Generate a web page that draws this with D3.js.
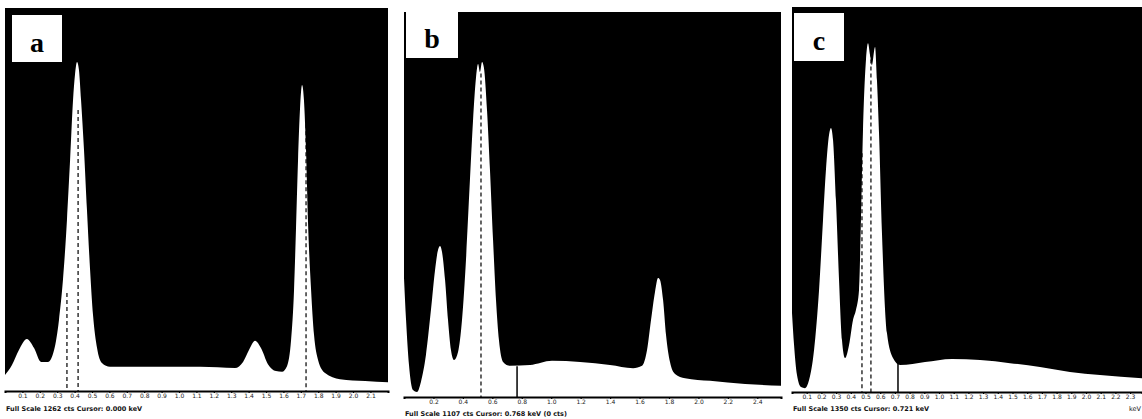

|---|

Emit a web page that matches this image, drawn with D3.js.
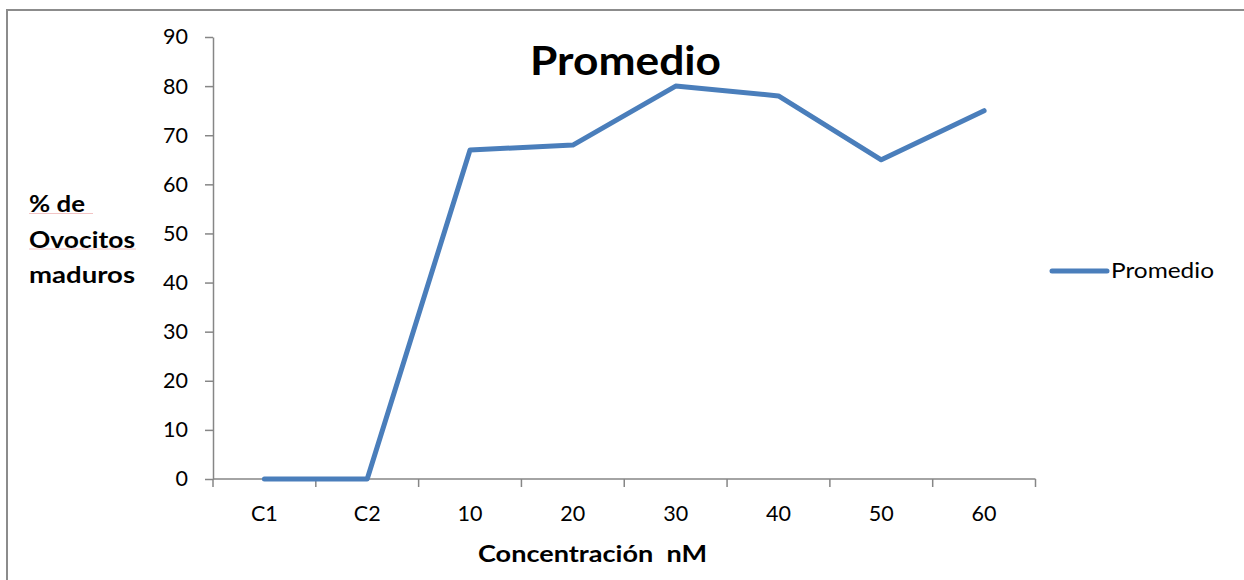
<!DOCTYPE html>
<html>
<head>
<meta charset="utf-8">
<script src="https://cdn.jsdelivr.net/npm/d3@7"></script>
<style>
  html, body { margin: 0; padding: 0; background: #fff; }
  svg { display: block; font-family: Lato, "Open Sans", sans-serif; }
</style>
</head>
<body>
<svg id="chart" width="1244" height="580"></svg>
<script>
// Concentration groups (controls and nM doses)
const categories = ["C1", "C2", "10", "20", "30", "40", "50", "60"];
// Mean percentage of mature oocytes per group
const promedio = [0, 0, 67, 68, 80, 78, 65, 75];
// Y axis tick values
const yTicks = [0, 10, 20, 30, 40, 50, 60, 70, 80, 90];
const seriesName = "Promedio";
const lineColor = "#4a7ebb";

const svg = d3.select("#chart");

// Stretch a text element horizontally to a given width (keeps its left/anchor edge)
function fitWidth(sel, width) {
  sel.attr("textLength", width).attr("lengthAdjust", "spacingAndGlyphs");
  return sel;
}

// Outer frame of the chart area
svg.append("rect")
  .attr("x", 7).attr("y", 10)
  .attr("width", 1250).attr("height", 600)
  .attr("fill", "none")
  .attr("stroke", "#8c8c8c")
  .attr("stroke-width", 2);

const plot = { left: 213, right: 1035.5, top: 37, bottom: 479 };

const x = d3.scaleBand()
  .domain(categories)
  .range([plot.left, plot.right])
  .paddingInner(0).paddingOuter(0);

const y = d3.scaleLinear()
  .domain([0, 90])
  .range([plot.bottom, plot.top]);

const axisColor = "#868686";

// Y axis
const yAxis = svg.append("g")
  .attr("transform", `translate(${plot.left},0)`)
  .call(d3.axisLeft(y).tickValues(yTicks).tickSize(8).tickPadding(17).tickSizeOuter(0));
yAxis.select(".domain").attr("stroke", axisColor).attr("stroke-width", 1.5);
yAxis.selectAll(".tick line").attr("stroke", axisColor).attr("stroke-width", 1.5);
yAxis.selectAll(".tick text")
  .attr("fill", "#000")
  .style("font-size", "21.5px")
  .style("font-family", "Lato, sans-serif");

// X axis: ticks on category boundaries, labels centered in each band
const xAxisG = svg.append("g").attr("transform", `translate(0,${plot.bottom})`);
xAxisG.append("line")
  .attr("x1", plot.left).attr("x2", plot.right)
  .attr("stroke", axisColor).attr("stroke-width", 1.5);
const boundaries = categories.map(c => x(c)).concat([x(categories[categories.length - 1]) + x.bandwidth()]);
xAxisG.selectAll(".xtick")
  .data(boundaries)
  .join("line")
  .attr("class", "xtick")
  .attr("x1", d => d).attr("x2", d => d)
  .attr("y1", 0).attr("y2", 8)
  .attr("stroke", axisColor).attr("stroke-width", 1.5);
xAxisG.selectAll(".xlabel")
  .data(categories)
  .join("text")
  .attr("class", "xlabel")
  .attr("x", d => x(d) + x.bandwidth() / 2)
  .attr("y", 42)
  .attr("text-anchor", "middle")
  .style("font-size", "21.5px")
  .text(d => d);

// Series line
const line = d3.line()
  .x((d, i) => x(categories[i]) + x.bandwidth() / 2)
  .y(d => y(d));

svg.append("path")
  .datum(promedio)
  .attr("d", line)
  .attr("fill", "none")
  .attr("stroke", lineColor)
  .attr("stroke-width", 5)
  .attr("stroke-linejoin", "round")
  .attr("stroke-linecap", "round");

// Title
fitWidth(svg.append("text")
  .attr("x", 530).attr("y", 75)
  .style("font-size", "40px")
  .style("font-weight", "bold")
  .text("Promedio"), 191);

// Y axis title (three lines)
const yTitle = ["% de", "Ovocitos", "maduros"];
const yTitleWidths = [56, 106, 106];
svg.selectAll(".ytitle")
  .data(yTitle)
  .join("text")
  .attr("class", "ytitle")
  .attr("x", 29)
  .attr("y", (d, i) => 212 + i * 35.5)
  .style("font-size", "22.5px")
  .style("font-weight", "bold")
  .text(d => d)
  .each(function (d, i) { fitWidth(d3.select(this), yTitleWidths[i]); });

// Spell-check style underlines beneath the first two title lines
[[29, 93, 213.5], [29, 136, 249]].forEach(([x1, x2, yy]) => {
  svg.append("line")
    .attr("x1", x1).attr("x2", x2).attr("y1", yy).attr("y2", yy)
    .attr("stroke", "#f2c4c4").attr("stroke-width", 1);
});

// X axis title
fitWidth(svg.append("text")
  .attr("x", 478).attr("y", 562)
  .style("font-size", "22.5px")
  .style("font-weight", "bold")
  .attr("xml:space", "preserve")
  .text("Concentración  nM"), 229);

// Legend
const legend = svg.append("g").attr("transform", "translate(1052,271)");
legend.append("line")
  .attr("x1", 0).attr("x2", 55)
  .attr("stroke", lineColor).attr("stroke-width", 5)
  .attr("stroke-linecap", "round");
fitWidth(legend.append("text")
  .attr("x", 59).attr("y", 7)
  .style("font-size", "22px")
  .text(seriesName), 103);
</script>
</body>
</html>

|---|

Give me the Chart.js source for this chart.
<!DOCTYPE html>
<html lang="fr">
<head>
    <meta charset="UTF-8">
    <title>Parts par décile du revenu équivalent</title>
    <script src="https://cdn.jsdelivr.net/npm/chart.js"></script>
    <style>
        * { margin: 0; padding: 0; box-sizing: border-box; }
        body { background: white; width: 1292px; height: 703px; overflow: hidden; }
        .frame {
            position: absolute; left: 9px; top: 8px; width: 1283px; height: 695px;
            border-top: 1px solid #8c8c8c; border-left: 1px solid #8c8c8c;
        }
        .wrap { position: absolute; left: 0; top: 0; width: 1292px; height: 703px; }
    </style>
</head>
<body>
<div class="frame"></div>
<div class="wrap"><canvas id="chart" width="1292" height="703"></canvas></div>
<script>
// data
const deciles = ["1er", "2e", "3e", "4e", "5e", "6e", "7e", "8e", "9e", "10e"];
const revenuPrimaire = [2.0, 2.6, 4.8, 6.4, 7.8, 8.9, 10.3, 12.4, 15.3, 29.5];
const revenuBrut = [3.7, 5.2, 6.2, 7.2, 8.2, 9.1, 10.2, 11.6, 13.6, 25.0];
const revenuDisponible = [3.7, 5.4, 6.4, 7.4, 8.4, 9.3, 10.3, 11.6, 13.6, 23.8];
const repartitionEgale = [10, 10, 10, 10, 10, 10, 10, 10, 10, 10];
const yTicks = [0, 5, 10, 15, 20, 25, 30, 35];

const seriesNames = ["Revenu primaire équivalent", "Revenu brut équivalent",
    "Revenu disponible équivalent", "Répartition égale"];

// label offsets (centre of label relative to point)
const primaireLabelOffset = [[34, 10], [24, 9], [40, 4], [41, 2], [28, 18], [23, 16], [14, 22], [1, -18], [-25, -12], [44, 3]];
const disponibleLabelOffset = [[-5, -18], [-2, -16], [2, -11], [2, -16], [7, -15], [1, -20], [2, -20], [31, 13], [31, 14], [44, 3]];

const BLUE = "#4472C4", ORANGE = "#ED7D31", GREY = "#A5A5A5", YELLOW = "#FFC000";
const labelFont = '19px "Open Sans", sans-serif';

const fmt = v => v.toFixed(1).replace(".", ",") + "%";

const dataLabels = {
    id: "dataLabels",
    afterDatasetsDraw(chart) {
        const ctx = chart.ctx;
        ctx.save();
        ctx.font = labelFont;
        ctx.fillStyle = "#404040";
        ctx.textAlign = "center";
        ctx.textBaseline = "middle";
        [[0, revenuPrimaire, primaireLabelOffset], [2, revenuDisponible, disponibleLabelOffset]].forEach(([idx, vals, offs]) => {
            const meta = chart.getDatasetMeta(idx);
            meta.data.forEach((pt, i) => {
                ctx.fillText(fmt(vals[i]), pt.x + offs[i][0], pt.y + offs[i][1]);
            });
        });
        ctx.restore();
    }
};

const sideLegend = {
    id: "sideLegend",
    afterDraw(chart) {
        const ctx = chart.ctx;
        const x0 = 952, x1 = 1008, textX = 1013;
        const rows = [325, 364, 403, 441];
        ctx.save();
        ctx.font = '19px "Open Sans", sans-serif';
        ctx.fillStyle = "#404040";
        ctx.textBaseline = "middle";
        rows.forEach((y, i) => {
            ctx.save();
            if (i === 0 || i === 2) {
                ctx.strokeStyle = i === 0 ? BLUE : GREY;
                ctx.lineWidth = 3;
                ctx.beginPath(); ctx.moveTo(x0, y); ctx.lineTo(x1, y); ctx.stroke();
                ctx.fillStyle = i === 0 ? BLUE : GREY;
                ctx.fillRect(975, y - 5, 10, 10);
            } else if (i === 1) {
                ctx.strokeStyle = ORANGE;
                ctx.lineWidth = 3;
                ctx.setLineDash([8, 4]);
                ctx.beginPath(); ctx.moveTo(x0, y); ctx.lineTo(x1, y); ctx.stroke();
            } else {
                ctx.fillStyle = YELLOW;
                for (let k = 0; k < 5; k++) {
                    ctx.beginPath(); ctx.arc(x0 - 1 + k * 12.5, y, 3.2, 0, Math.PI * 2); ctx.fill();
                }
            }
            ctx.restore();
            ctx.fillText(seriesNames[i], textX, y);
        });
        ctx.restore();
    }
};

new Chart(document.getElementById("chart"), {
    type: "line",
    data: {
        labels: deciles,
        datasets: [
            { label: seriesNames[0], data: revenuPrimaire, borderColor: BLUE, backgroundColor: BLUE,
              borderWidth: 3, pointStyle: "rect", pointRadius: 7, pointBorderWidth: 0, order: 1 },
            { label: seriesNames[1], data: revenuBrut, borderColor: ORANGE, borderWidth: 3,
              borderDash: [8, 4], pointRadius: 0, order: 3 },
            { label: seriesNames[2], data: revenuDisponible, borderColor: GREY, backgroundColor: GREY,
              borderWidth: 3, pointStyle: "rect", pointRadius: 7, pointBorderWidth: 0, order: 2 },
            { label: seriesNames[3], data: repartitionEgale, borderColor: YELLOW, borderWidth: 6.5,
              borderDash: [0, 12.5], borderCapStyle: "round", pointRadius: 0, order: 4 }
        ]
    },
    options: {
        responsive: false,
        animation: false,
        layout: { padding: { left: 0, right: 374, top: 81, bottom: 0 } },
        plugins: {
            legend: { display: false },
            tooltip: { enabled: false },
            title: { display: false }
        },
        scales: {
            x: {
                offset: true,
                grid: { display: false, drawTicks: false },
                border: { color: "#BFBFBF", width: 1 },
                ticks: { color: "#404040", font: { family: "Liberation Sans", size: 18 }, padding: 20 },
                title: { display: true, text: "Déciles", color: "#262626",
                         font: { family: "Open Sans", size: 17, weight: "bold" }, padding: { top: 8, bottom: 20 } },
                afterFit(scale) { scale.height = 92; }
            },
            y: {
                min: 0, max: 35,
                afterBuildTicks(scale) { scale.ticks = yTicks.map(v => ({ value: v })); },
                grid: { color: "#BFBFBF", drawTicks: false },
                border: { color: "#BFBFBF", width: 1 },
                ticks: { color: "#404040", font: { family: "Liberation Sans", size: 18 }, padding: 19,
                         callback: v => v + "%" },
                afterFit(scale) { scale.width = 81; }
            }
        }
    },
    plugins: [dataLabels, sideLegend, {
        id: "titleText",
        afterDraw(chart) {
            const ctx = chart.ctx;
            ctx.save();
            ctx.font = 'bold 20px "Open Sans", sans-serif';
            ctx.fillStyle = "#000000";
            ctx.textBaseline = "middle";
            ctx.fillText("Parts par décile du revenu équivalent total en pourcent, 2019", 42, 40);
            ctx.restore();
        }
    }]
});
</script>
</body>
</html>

|---|

* _Task goal_
Write out exactly the lines from the one with "Give me the Chart.js source for this chart." through the one with "const fmt = v", including both, and no others.

* _Written response_
Give me the Chart.js source for this chart.
<!DOCTYPE html>
<html lang="fr">
<head>
    <meta charset="UTF-8">
    <title>Parts par décile du revenu équivalent</title>
    <script src="https://cdn.jsdelivr.net/npm/chart.js"></script>
    <style>
        * { margin: 0; padding: 0; box-sizing: border-box; }
        body { background: white; width: 1292px; height: 703px; overflow: hidden; }
        .frame {
            position: absolute; left: 9px; top: 8px; width: 1283px; height: 695px;
            border-top: 1px solid #8c8c8c; border-left: 1px solid #8c8c8c;
        }
        .wrap { position: absolute; left: 0; top: 0; width: 1292px; height: 703px; }
    </style>
</head>
<body>
<div class="frame"></div>
<div class="wrap"><canvas id="chart" width="1292" height="703"></canvas></div>
<script>
// data
const deciles = ["1er", "2e", "3e", "4e", "5e", "6e", "7e", "8e", "9e", "10e"];
const revenuPrimaire = [2.0, 2.6, 4.8, 6.4, 7.8, 8.9, 10.3, 12.4, 15.3, 29.5];
const revenuBrut = [3.7, 5.2, 6.2, 7.2, 8.2, 9.1, 10.2, 11.6, 13.6, 25.0];
const revenuDisponible = [3.7, 5.4, 6.4, 7.4, 8.4, 9.3, 10.3, 11.6, 13.6, 23.8];
const repartitionEgale = [10, 10, 10, 10, 10, 10, 10, 10, 10, 10];
const yTicks = [0, 5, 10, 15, 20, 25, 30, 35];

const seriesNames = ["Revenu primaire équivalent", "Revenu brut équivalent",
    "Revenu disponible équivalent", "Répartition égale"];

// label offsets (centre of label relative to point)
const primaireLabelOffset = [[34, 10], [24, 9], [40, 4], [41, 2], [28, 18], [23, 16], [14, 22], [1, -18], [-25, -12], [44, 3]];
const disponibleLabelOffset = [[-5, -18], [-2, -16], [2, -11], [2, -16], [7, -15], [1, -20], [2, -20], [31, 13], [31, 14], [44, 3]];

const BLUE = "#4472C4", ORANGE = "#ED7D31", GREY = "#A5A5A5", YELLOW = "#FFC000";
const labelFont = '19px "Open Sans", sans-serif';

const fmt = v => v.toFixed(1).replace(".", ",") + "%";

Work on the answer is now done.